Electrocatalysis of polysulfide conversion by conductive RuO2 nano dots for lithium–sulfur batteries

Abstract

The practical use of the rechargeable lithium–sulfur (Li–S) battery is still restricted by poor cycle life and rate performance caused by the shuttle of soluble redox intermediates and low conductivity of S/Li₂S. A comprehensive approach is to tune the multi-electron redox reactions and construct reversible chemical bonds with polysulfide intermediates. In this study, RuO₂ nano dots (NDs) are proposed to anchor polysulfides, trigger the surface-mediated reduction of polysulfides and to facilitate the formation of Li₂S₂/Li₂S through its catalytic effect for the first time.
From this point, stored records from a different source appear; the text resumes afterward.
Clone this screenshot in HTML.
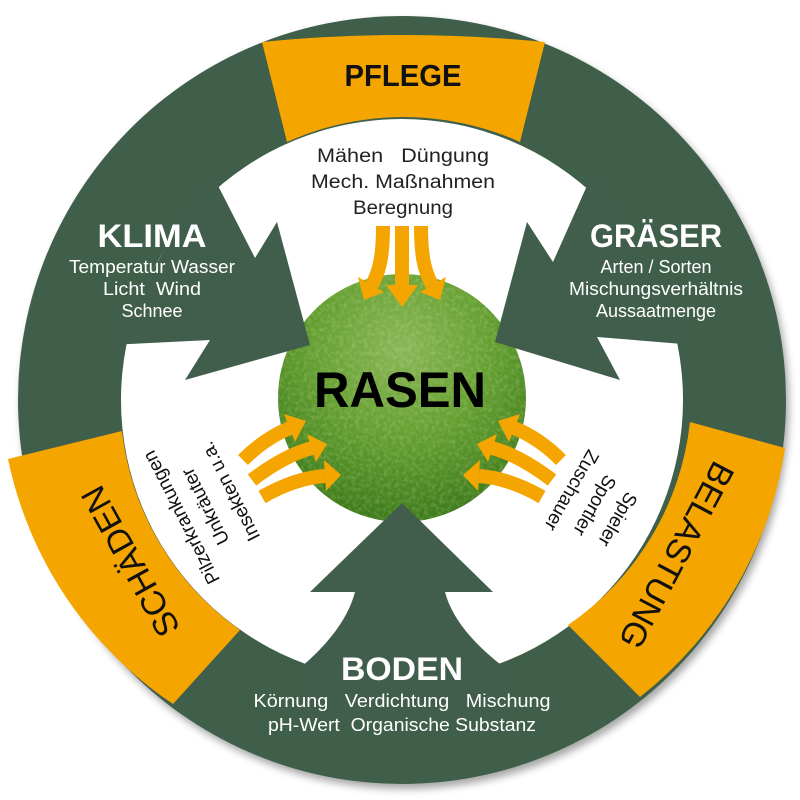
<!DOCTYPE html>
<html><head><meta charset="utf-8"><style>
html,body{margin:0;padding:0;background:#fff;}
svg{display:block;}
text{font-family:"Liberation Sans",sans-serif;white-space:pre;}
</style></head><body>
<svg width="800" height="800" viewBox="0 0 800 800" xmlns="http://www.w3.org/2000/svg">
<defs>
<filter id="sh" x="-10%" y="-10%" width="120%" height="120%">
<feDropShadow dx="3" dy="5" stdDeviation="4" flood-color="#000" flood-opacity="0.35"/>
</filter>
<radialGradient id="grass" cx="50%" cy="30%" r="70%">
<stop offset="0" stop-color="#8ab656"/>
<stop offset="0.5" stop-color="#66a032"/>
<stop offset="1" stop-color="#3d7a1a"/>
</radialGradient>
<filter id="tex"><feTurbulence type="fractalNoise" baseFrequency="0.25" numOctaves="2" seed="3"/><feColorMatrix values="0 0 0 0 0.8  0 0 0 0 0.95  0 0 0 0 0.6  0 0 0 0.9 -0.35"/><feComposite in2="SourceGraphic" operator="in"/></filter>
<clipPath id="gc"><circle cx="402" cy="398" r="124"/></clipPath>
</defs>

<circle cx="402" cy="400" r="384" fill="#405e4b" filter="url(#sh)"/>
<circle cx="402" cy="400" r="281" fill="#fff"/>

<!-- grass -->
<circle cx="402" cy="398" r="124" fill="url(#grass)"/>
<rect x="270" y="270" width="270" height="260" clip-path="url(#gc)" fill="#5e9a2c" filter="url(#tex)" opacity="0.5"/>

<!-- dark arrows -->
<path d="M210,170 L255,258 L277,222 L310,345 L185,380 L210,340 L110,345 Z" fill="#405e4b"/>
<path d="M594,170 L553,262 L527,222 L495,342 L620,380 L597,337 L695,345 Z" fill="#405e4b"/>
<path d="M402,503 L310,592 L355,592 Q345,630 300,668 L300,720 L505,720 L505,668 Q455,630 445,592 L493,592 Z" fill="#405e4b"/>

<!-- orange segments -->
<path d="M262,42 Q403,28 545,42 L520,142 A284,284 0 0 0 287,142 Z" fill="#f5a500"/>
<path d="M690,422 L785,448 A390,390 0 0 1 640,697 L568,625 A282,282 0 0 0 690,422 Z" fill="#f5a500"/>
<path d="M122,431 L8,459 A390,390 0 0 0 173,704 L240,630 A282,282 0 0 1 122,431 Z" fill="#f5a500"/>

<!-- orange small arrows -->
<g fill="none" stroke="#f5a500" stroke-width="14">
<path d="M383,226 C383,255 380,270 372,285"/>
<path d="M402,226 L402,290"/>
<path d="M421,226 C421,255 424,270 432,285"/>
<path d="M243,460 Q265,438 290,428"/>
<path d="M252,480 Q285,455 312,448"/>
<path d="M262,497 Q295,478 325,476"/>
<path d="M561,460 Q539,438 514,428"/>
<path d="M552,480 Q519,455 492,448"/>
<path d="M542,497 Q509,478 479,476"/>
</g>
<g fill="#f5a500">
<polygon points="364,300 384,292 358,277"/>
<polygon points="386,285 418,285 402,307"/>
<polygon points="440,300 420,292 446,277"/>
<polygon points="306,421 295,442 284,414"/>
<polygon points="327,444 316,462 307,434"/>
<polygon points="341,475 326,491 324,460"/>
<polygon points="498,421 509,442 520,414"/>
<polygon points="477,444 488,462 497,434"/>
<polygon points="463,475 478,491 480,460"/>
</g>

<!-- labels -->
<text x="403" y="86" font-size="31" font-weight="bold" text-anchor="middle" fill="#111" textLength="117" lengthAdjust="spacingAndGlyphs">PFLEGE</text>
<g font-size="19" fill="#222" text-anchor="middle">
<text x="403" y="162" textLength="172" lengthAdjust="spacingAndGlyphs">Mähen   Düngung</text>
<text x="403" y="188" textLength="184" lengthAdjust="spacingAndGlyphs">Mech. Maßnahmen</text>
<text x="403" y="214" textLength="100" lengthAdjust="spacingAndGlyphs">Beregnung</text>
</g>
<text x="152" y="247" font-size="32" font-weight="bold" text-anchor="middle" fill="#fff" textLength="109" lengthAdjust="spacingAndGlyphs">KLIMA</text>
<g font-size="18" fill="#fff" text-anchor="middle">
<text x="152" y="273" textLength="166" lengthAdjust="spacingAndGlyphs">Temperatur Wasser</text>
<text x="152" y="295" textLength="98" lengthAdjust="spacingAndGlyphs">Licht  Wind</text>
<text x="152" y="317">Schnee</text>
</g>
<text x="656" y="247" font-size="32" font-weight="bold" text-anchor="middle" fill="#fff" textLength="132" lengthAdjust="spacingAndGlyphs">GRÄSER</text>
<g font-size="18" fill="#fff" text-anchor="middle">
<text x="656" y="273">Arten / Sorten</text>
<text x="656" y="295" textLength="174" lengthAdjust="spacingAndGlyphs">Mischungsverhältnis</text>
<text x="656" y="317">Aussaatmenge</text>
</g>
<text x="402" y="680" font-size="32" font-weight="bold" text-anchor="middle" fill="#fff" textLength="122" lengthAdjust="spacingAndGlyphs">BODEN</text>
<g font-size="18" fill="#fff" text-anchor="middle">
<text x="402" y="707" textLength="297" lengthAdjust="spacingAndGlyphs">Körnung   Verdichtung   Mischung</text>
<text x="402" y="731" textLength="268" lengthAdjust="spacingAndGlyphs">pH-Wert  Organische Substanz</text>
</g>
<text x="400" y="407" font-size="50" font-weight="bold" text-anchor="middle" fill="#000" textLength="172" lengthAdjust="spacingAndGlyphs">RASEN</text>

<text transform="translate(131,561) rotate(-119)" font-size="34" text-anchor="middle" dominant-baseline="central" fill="#111">SCHÄDEN</text>
<text transform="translate(676,555) rotate(118)" font-size="34" text-anchor="middle" dominant-baseline="central" fill="#111">BELASTUNG</text>

<g font-size="19" fill="#111" text-anchor="middle" dominant-baseline="central">
<text transform="translate(182,517) rotate(-117)">Pilzerkrankungen</text>
<text transform="translate(206,506) rotate(-117)">Unkräuter</text>
<text transform="translate(231,491) rotate(-117)">Insekten u.a.</text>
<text transform="translate(617,519) rotate(120)">Spieler</text>
<text transform="translate(594,505) rotate(120)">Sportler</text>
<text transform="translate(571,490) rotate(120)">Zuschauer</text>
</g>
</svg>
</body></html>
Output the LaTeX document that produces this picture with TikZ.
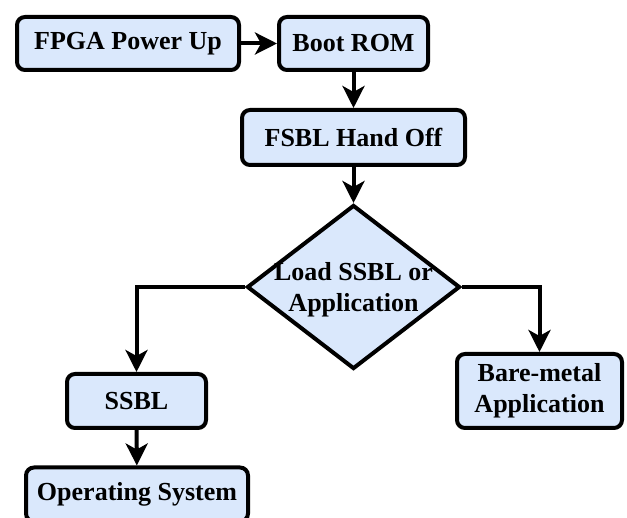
\documentclass[tikz,border=0pt]{standalone}
\usepackage{fontspec}
\setmainfont{Liberation Serif}
\usetikzlibrary{shapes.geometric,arrows.meta}
\definecolor{boxfill}{HTML}{DAE8FC}
\tikzset{
  stepbox/.style={draw=black, fill=boxfill, line width=4pt, rounded corners=8pt,
    inner sep=0pt, align=center, font=\fontsize{26}{31}\selectfont\bfseries},
  decision/.style={draw=black, fill=boxfill, line width=4pt, shape=diamond,
    inner sep=0pt, minimum width=213pt, minimum height=164pt},
  flow/.style={line width=4pt, -{Stealth[length=22pt, width=22pt, inset=6pt]}},
}
\begin{document}
\begin{tikzpicture}[x=1pt, y=-1pt]
  \useasboundingbox (0,0) rectangle (627,518);
  \clip (0,0) rectangle (627,518);
  \fill[white] (0,0) rectangle (627,518);

  % boxes of the boot sequence
  \node[stepbox, minimum width=222pt, minimum height=53pt] (power) at (128,43.5) {FPGA Power Up};
  \node[stepbox, minimum width=149pt, minimum height=53pt] (rom) at (353.5,43.5) {Boot ROM};
  \node[stepbox, minimum width=223pt, minimum height=55pt] (fsbl) at (353.5,137.5) {FSBL Hand Off};
  \node[decision] (choice) at (353.5,287) {};
  \node[font=\fontsize{26}{31}\selectfont\bfseries, align=center, inner sep=0pt] (choicetext) at (353.5,290) {Load SSBL or\\Application};
  \node[stepbox, minimum width=139pt, minimum height=54pt] (ssbl) at (136.5,401) {SSBL};
  \node[stepbox, minimum width=222pt, minimum height=54pt] (os) at (137,494.5) {Operating System};
  \node[stepbox, minimum width=165pt, minimum height=74pt] (bare) at (539.5,391) {Bare-metal\\Application};

  % connectors
  \draw[flow] (power) -- (rom);
  \draw[flow] (rom) -- (fsbl);
  \draw[flow] (fsbl) -- (choice.north);
  \draw[flow, rounded corners=0pt] (choice.west) -| (ssbl.north);
  \draw[flow, rounded corners=0pt] (choice.east) -| (bare.north);
  \draw[flow] (ssbl) -- (os);
\end{tikzpicture}
\end{document}
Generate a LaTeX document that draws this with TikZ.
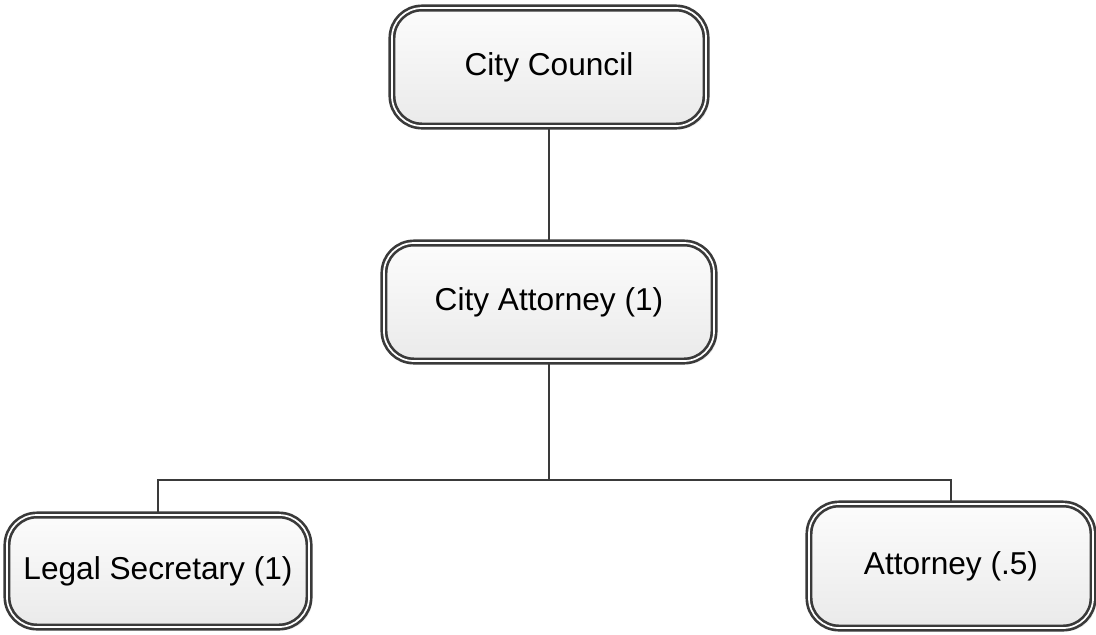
\documentclass[tikz,border=0pt]{standalone}
\usepackage{fontspec}
\setmainfont{Liberation Sans}
\usetikzlibrary{positioning, shadows}
\definecolor{boxline}{RGB}{58, 58, 58}
\definecolor{boxtop}{RGB}{252, 252, 252}
\definecolor{boxbottom}{RGB}{234, 234, 234}
\tikzset{
    orgbox/.style={
        rectangle, rounded corners=0.75cm, minimum height=2.95cm,
        draw=boxline, line width=1.9pt, double=white, double distance=1.2pt,
        top color=boxtop, bottom color=boxbottom,
        drop shadow={shadow xshift=0.08cm, shadow yshift=-0.08cm, fill=black!15},
        font=\fontsize{22.5}{27}\selectfont, text=black, align=center
    },
    link/.style={draw=boxline, line width=2.1pt},
}

\begin{document}
\begin{tikzpicture}[x=0.025cm, y=-0.025cm]
    \useasboundingbox (0, 0) rectangle (1096, 634);

    \node[orgbox, minimum width=7.85cm] (council) at (549, 67) {City Council};
    \node[orgbox, minimum width=8.25cm] (cityatty) at (549, 302) {City Attorney (1)};
    \node[orgbox, minimum width=7.55cm, minimum height=2.8cm] (legalsec) at (158, 571) {Legal Secretary (1)};
    \node[orgbox, minimum width=7.1cm, minimum height=3.1cm] (attorney) at (951, 566) {Attorney (.5)};

    \coordinate (branch) at (549, 480);

    \draw[link] (council.south) -- (cityatty.north);
    \draw[link] (cityatty.south) -- (branch);
    \draw[link] (branch) -| (legalsec.north);
    \draw[link] (branch) -| (attorney.north);
\end{tikzpicture}
\end{document}
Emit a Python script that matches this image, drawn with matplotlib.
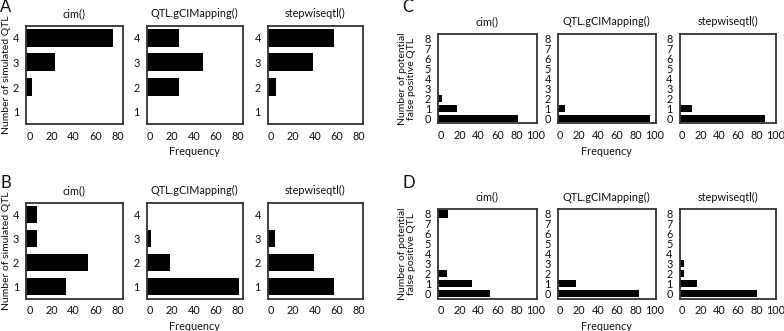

When serving as the sulfur host, the RuO₂ NDs can retard the shuttle of polysulfides, accelerate the redox reaction of polysulfides, and therefore result in improved sulfur utilization and enhanced rate performance. The designed RuO₂@NMCs/S ternary electrodes with high sulfur loading of 70 wt% could achieve a low decay rate of 0.07% per cycle for 500 cycles at a 0.5 C-rate. Realized by fast electrode kinetics, the reversible capacity of 634 mA h g⁻¹ is attained at a high C-rate of 5 C. Overall, this strategy sheds new light on the oxide mediators for reversible modulation of electrochemical reactions in lithium–sulfur (Li–S) batteries.